What he didn’t say, however, was that this spending review is a reflection of the failure and abandonment of his 2010 deficit reduction plan.  Conservative spokesmen regularly still refer to the “deficit being cut by one third”, but neglect to note that that is relative to 2009/10.  More than half of that boasted “one third” reduction was achieved in 2010/11, largely by following Labour’s spending plans — the Coalition’s Spending Review wasn’t even published until October 2010.  In the first year over which the Coalition had full budgetary control — 2011/12 — the budget was £120bn, and £120bn it has remained ever since.  In Autumn Statement 2011 Osborne abandoned his plan of eliminating the structural current deficit over one Parliament, and since then there has been no progress on the deficit whatever, except via accounting wheezes involving Royal Mail and QE.

The original 2010 plan was based very heavily on growth – more than 60% of the deficit reduction forecast by this point was supposed to have come from growth.  No growth; no deficit reduction.

Mercifully, we are now, at last, implementing spending cuts rather than talking about them whilst we raise taxes and (who’d a thunk it?) growth is picking up.  But we now see the sinister hand of the inflation-predictor in fiscal policy.  Welfare levels have nominally-frozen rises; the defence budget is frozen in nominal terms; the total welfare bill (excluding pensions cannot rise); the higher rate tax threshold has long since ceased to rise with inflation.  The spin has been about how these nominal freezes might mean 1% or 2% real terms cuts per year — but that’s only true if inflation is just 2-3%.  A nice dose of 8% inflation and all of a sudden the taxes are flowing and the welfare and defence budget have been slashed.

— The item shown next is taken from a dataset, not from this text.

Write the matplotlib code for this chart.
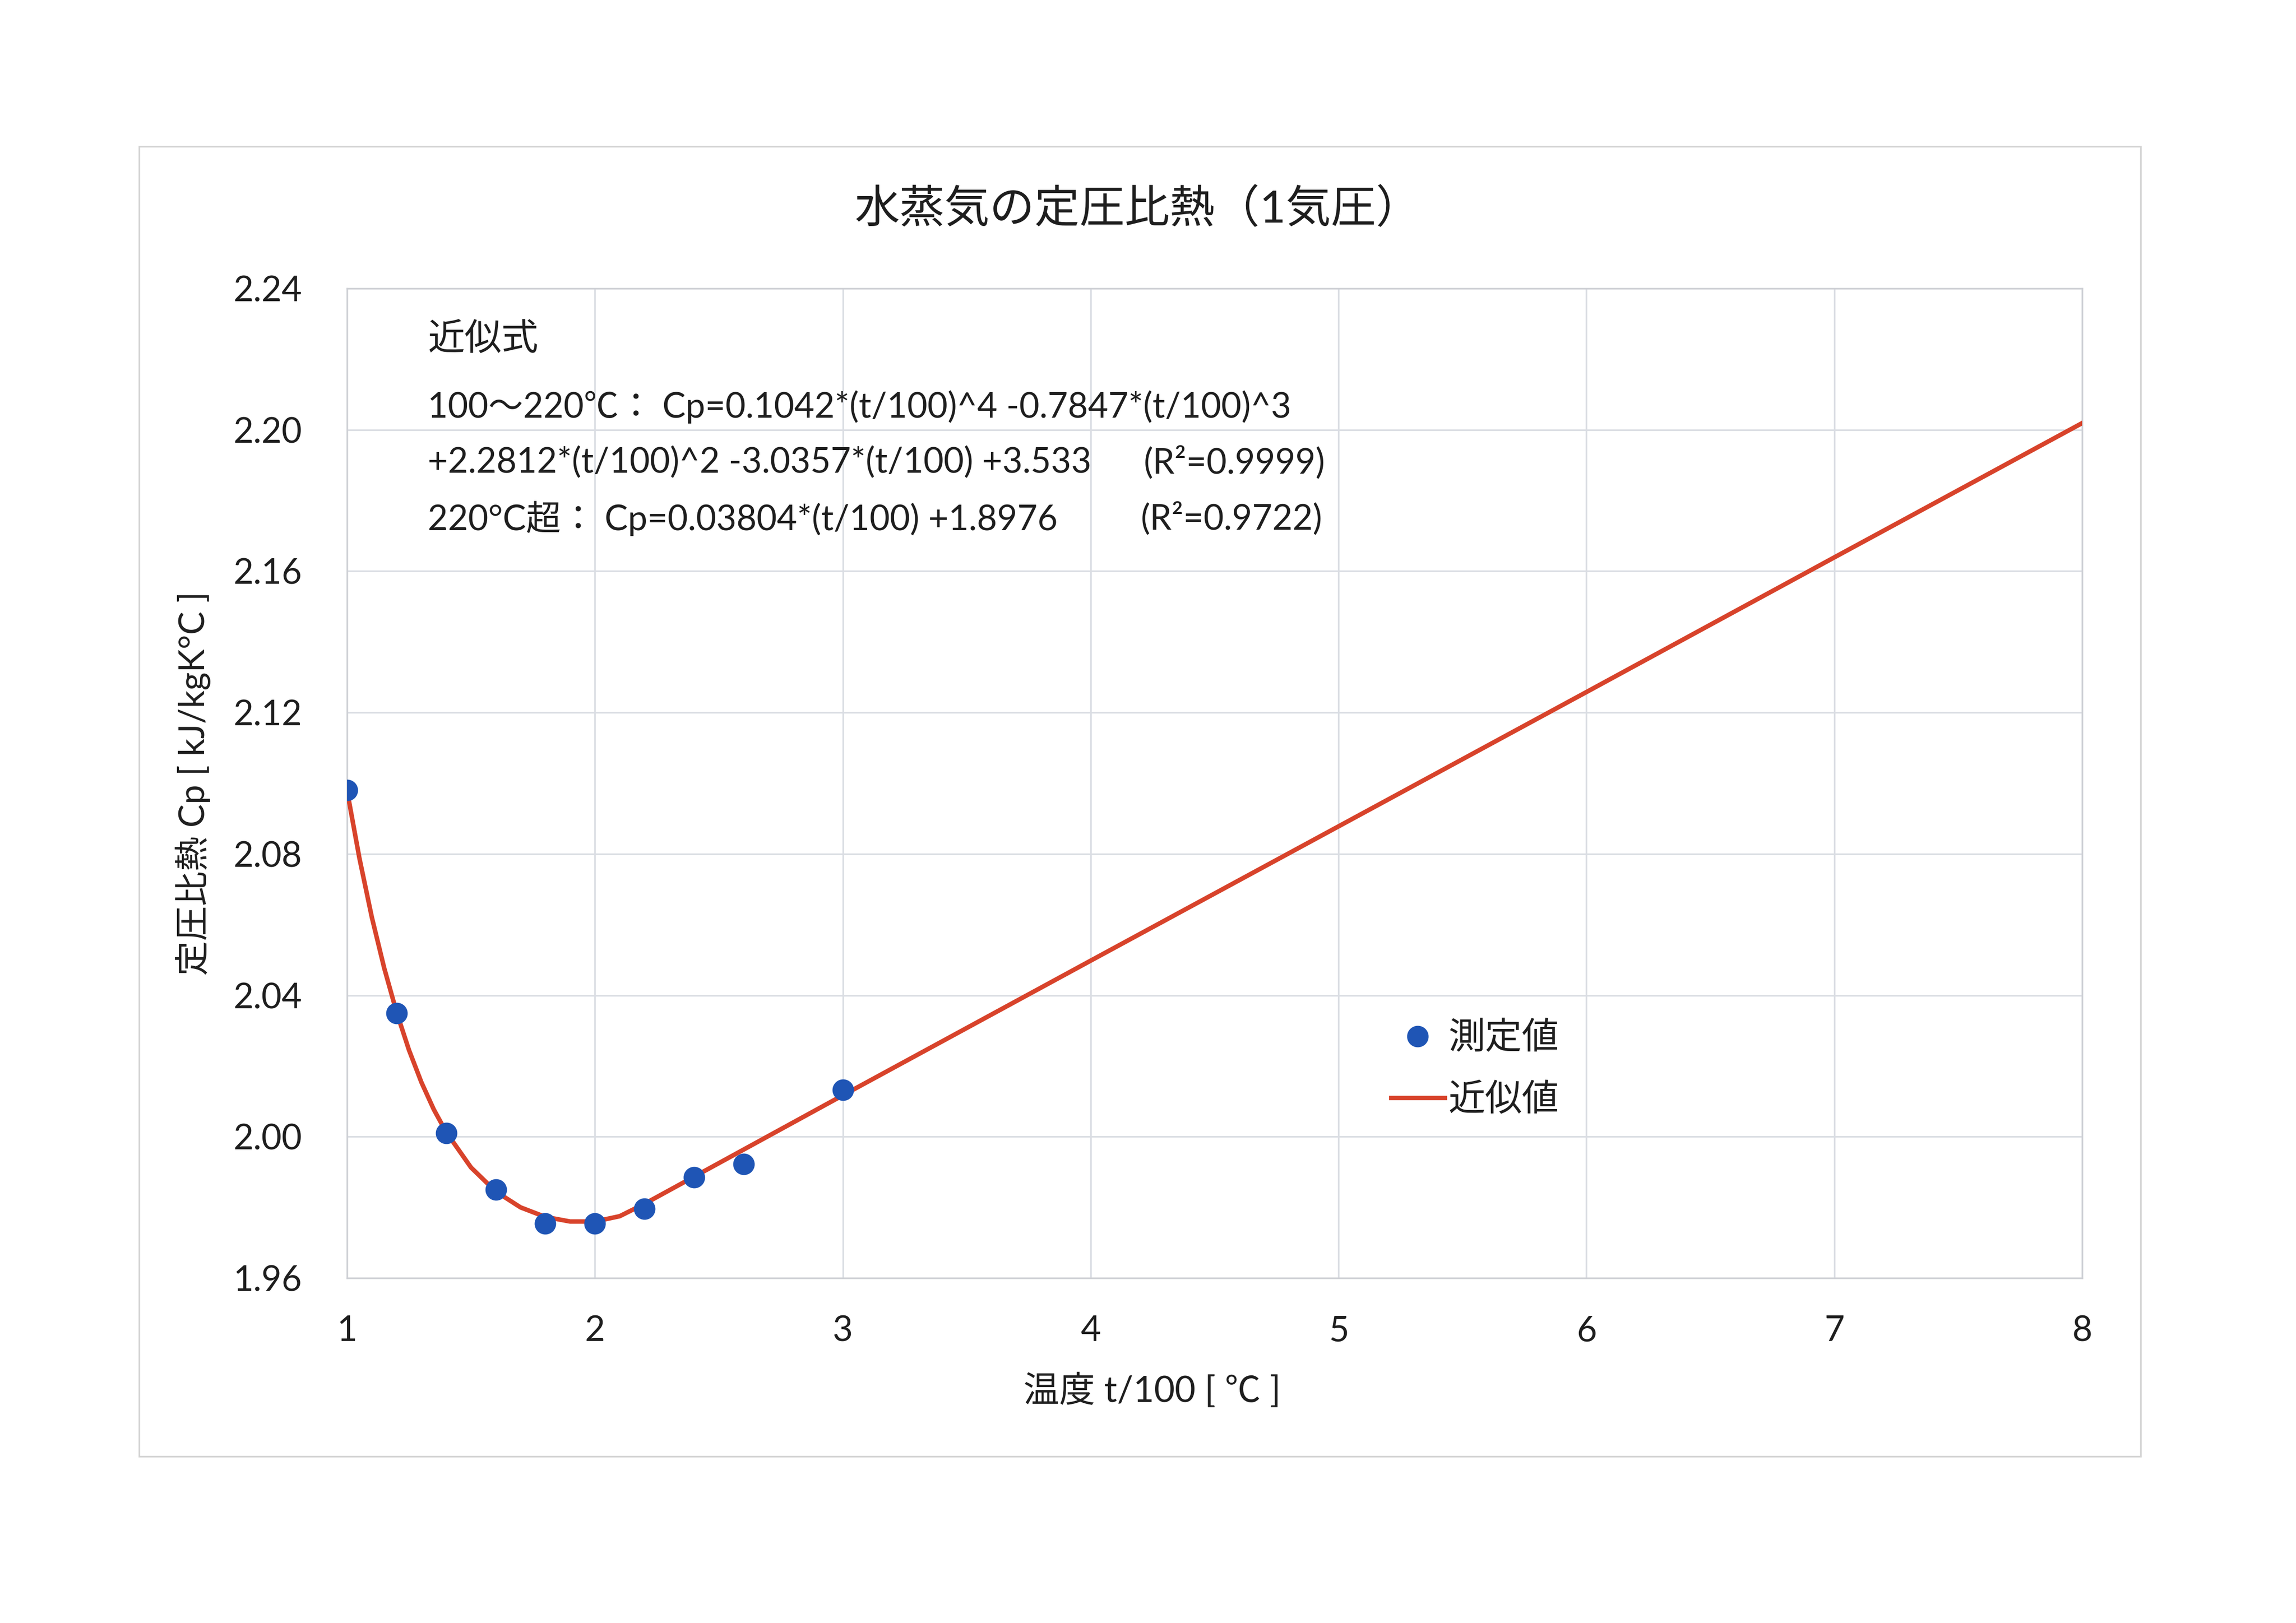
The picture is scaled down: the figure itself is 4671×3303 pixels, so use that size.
import matplotlib
matplotlib.use("Agg")
import matplotlib.pyplot as plt
from matplotlib.patches import Rectangle
from matplotlib.lines import Line2D

plt.rcParams['font.family'] = ['Lato', 'Noto Sans CJK JP', 'DejaVu Sans']

# ---- data ----
meas_x = [1.0, 1.2, 1.4, 1.6, 1.8, 2.0, 2.2, 2.4, 2.6, 3.0]
meas_y = [2.098, 2.035, 2.001, 1.985, 1.9755, 1.9755, 1.9796, 1.9885, 1.9923, 2.0133]

fit_x = [1.0, 1.05, 1.1, 1.15, 1.2, 1.25, 1.3, 1.35, 1.4, 1.5, 1.6, 1.7, 1.8, 1.9,
         2.0, 2.1, 2.2, 3.0, 4.0, 5.0, 6.0, 7.0, 8.0]
fit_y = [2.098, 2.0788, 2.0621, 2.0477, 2.0352, 2.0245, 2.0154, 2.0077, 2.0013, 1.9913,
         1.9845, 1.9800, 1.9773, 1.9760, 1.9760, 1.9775, 1.9810, 2.0117, 2.0498,
         2.0878, 2.1258, 2.1639, 2.2019]

x_ticks = [1, 2, 3, 4, 5, 6, 7, 8]
y_ticks = [1.96, 2.00, 2.04, 2.08, 2.12, 2.16, 2.20, 2.24]
y_tick_labels = ['1.96', '2.00', '2.04', '2.08', '2.12', '2.16', '2.20', '2.24']

title = '水蒸気の定圧比熱（1気圧）'
x_label = '温度 t/100 [ ℃ ]'
y_label = '定圧比熱 Cp [ kJ/kgK°C ]'
series_names = ['測定値', '近似値']
eq_head = '近似式'
eq_lines = ['100～220℃： Cp=0.1042*(t/100)^4 -0.7847*(t/100)^3',
            '+2.2812*(t/100)^2 -3.0357*(t/100) +3.533',
            '220°C超： Cp=0.03804*(t/100) +1.8976']
r2_texts = ['(R²=0.9999)', '(R²=0.9722)']

# ---- figure ----
W, H = 4671, 3303
fig = plt.figure(figsize=(W / 300, H / 300), dpi=300)
fig.patch.set_facecolor('white')

def fx(px):
    return px / W

def fy(py):
    return 1 - py / H

txt_color = '#1e1e1e'

# chart area border
fig.patches.append(Rectangle((fx(283), fy(2964)), fx(4355) - fx(283), fy(298) - fy(2964),
                             transform=fig.transFigure, fill=False,
                             edgecolor='#d4d4d4', lw=0.8))

ax = fig.add_axes([fx(706), fy(2601), fx(4236) - fx(706), fy(587) - fy(2601)])
ax.set_xlim(1, 8)
ax.set_ylim(1.96, 2.24)
ax.set_xticks(x_ticks)
ax.set_yticks(y_ticks)
ax.set_yticklabels(y_tick_labels)
ax.grid(True, color='#dadde3', lw=0.8)
ax.set_axisbelow(True)
for s in ax.spines.values():
    s.set_color('#cfd1d6')
    s.set_linewidth(0.8)
ax.tick_params(length=0, labelsize=17, colors=txt_color)
ax.tick_params(axis='y', pad=22)
ax.tick_params(axis='x', pad=18)

line_color = '#d8432b'
mark_color = '#1f55b5'
ax.plot(fit_x, fit_y, color=line_color, lw=2.2, zorder=3)
ax.plot(meas_x, meas_y, 'o', color=mark_color, ms=9.5, zorder=4)

# title & axis labels
fig.text(fx(2315), fy(426), title, ha='center', va='center', fontsize=22, color=txt_color)
fig.text(fx(2344), fy(2830), x_label, ha='center', va='center', fontsize=17.5, color=txt_color)
fig.text(fx(393), fy(1594), y_label, ha='center', va='center', rotation=90,
         fontsize=17, color=txt_color)

# equation text
fs_eq = 17
fig.text(fx(870), fy(691), eq_head, ha='left', va='center', fontsize=18, color=txt_color)
fig.text(fx(870), fy(828), eq_lines[0], ha='left', va='center', fontsize=fs_eq, color=txt_color)
fig.text(fx(870), fy(941), eq_lines[1], ha='left', va='center', fontsize=fs_eq, color=txt_color)
fig.text(fx(870), fy(1055), eq_lines[2], ha='left', va='center', fontsize=fs_eq, color=txt_color)
fig.text(fx(2327), fy(941), r2_texts[0], ha='left', va='center', fontsize=fs_eq, color=txt_color)
fig.text(fx(2321), fy(1055), r2_texts[1], ha='left', va='center', fontsize=fs_eq, color=txt_color)

# legend
handles = [Line2D([], [], ls='none', marker='o', color=mark_color, ms=9.5),
           Line2D([], [], color=line_color, lw=2.2)]
leg = ax.legend(handles, series_names, loc='center left',
                bbox_to_anchor=((2800 - 706) / (4236 - 706), (2601 - 2176) / (2601 - 587)),
                frameon=False, fontsize=18, handlelength=1.45, handletextpad=0.1,
                labelspacing=0.75, borderaxespad=0)
for t in leg.get_texts():
    t.set_color(txt_color)

fig.savefig('out.png', dpi=300, facecolor='white')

Growth is probably coming (absent banking sector meltdown in China, a further round of collapse in the Eurozone, the war in Syria spilling over and spiking oil prices, or a big bank going bust in Britain).  When it comes, all will look happy for three or four quarters.  And then the inflation will come.  As Jeff Goldblum in Jurassic Park III might have said about the politics and fiscal consequences of all unsustainable inflationary growth: “Oh yeah, 'oooh, ahhh.' That's how it always starts. Then later there's running, and screaming.